The young practitioner cannot be too guarded in watching the infant's first bath, especially providing against the use of any but boiled water, which should be applied with clean, fresh absorbent cotton and never with a sponge, since the latter is prone to be used for other purposes. The warning against injuring the lining membrane of the mouth is quite apropos; we do not remember its previous publication. Unless some of the fluids issuing with the child have entered its mouth, the interior of the latter should be scrupulously avoided by the well-meaning but officious

nurse.

A TRIBUTE TO HEROISM.

We cannot pass without comment the recent tribute to the memory of two valiant and able physicians who sacrificed their lives during the yellow fever epidemic of 1877 in Fernandina, Fla. A stained glass window has just been placed in memory of them in St. Peter's Church there, and never was such a tribute more well deserved at the hands of a grateful community. The physicians were Drs. Francis Preston Welford and James Carmichael Herndon, both of whom volunteered their services and moved to Fernandina to fight the epidemic. Dr. Herndon had already a few years previously demonstrated his courage and ability in a similar epidemic. The window was given by Dr. J. Baxter Upham, and if the people had added a monument they would not have lavished too much upon the memory of these fearless and able physicians. It is a rather remarkable fact that monuments are so often erected to men who have done so little in comparison to the great work of some of the great physicians, while the tributes to men in our own profession in this especial line are so few as to be capable of enumeration in a very few lines. This may be due to the fact that the community remark the physician as simply doing his ordinary work, and yet however much he might be blamed for shirking or trying to escape his regular line of duty, when, as has so often been the case, he volunteers to go into the very midst of a death-dealing epidemic and contribute to the relief and recovery of the sick and suffering, he cannot be regarded in any other light than a hero.

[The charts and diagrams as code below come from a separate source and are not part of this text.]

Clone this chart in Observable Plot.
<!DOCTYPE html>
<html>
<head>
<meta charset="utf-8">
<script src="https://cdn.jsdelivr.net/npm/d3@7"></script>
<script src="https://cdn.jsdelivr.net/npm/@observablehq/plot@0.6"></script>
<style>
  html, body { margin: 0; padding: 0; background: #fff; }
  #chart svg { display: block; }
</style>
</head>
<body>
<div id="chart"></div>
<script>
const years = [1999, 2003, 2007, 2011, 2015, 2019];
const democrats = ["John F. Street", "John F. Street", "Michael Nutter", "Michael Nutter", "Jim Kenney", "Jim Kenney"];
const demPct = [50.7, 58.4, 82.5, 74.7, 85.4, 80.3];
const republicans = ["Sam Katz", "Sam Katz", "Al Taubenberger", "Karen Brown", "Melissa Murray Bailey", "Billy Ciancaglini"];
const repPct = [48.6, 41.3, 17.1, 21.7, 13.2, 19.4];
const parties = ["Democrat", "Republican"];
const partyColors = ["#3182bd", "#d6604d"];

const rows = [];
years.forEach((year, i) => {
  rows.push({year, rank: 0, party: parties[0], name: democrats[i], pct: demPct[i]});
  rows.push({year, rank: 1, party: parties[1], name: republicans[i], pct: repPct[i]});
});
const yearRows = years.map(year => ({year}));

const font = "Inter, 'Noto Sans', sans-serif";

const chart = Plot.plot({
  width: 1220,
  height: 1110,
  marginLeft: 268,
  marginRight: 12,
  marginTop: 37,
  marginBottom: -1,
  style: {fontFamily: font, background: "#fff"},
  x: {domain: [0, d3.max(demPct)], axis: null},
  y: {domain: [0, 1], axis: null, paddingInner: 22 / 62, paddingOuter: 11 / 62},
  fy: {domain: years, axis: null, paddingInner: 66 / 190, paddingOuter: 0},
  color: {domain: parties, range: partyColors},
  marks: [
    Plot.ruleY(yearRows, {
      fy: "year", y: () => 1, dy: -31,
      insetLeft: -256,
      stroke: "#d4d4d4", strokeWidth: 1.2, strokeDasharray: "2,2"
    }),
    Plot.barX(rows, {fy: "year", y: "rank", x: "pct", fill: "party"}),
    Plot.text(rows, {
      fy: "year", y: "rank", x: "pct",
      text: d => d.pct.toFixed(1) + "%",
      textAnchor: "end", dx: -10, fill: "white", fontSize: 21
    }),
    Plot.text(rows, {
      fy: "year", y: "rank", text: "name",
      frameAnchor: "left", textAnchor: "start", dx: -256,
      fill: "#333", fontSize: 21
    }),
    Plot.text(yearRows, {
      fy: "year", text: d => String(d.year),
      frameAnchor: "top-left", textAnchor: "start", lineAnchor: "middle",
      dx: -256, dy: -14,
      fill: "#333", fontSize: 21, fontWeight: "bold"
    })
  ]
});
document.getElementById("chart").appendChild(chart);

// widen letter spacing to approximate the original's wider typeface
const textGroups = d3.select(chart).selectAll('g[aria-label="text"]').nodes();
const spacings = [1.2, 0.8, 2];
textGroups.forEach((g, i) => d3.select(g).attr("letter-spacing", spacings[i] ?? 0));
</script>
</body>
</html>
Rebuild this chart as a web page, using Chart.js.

GAILLARD'S MEDICAL JOURNAL.

VOL. LXVI.

NEW YORK, JUNE, 1897.

No. 6.

ORIGINAL ARTICLES.

PATHOLOGY AND TREATMENT OF INTERNAL HAEMORRHOIDS BY LIGATURE, WITH CASE.*

By WM. H. PARKER, M.D., Richmond, Va.

Professor of Genito-Urinary and Rectal Surgery in Summer School of
Medicine, University College of Medicine, Ex-resident Surgeon
Richmond City Hospital, Etc.

The disease commonly called piles is the most common of all human ailments, except the ordinary "cold." Yet there are unfortunately few diseases in which, as in piles, the surgeon is able to assure the patient in every case that he can positively be cured. Piles have their origin in the over-distended and varicose hæmorrhoid vessels, principally the veins modified by the mechanical violence to which their position exposes them. The vessels are very liable to become varicose-first from the fact that valves are absent in the veins; second, because of the erect position; and third, because of the peculiar office of the rectum.

The veins immediately around the verge of the anus form a continuous network by anastomosis with the hæmorrhoidal plexus of the rectum within. These veins anastomose even in the substance of the sphincter muscle. Therefore from the character of the veins in which they take their origin, there is no distinction between internal and external piles.

Now these veins have no valves, and, consequently, whenever the portal circulation is sluggish or an abdominal tumor, ovarian, etc., or pregnancy exists, we have a stagnation of the blood and a dilated and varicose condition of the hæmorrhoidal veins-a condition similar to varicose veins of the lower extremities or a varicocele.

Owing to the constant erect position is it a matter of surprise that we should find this varicose enlargement with thickened walls and pouchlike dilatations?

*Read before the Richmond Academy of Medicine and Surgery, April 13, 1897.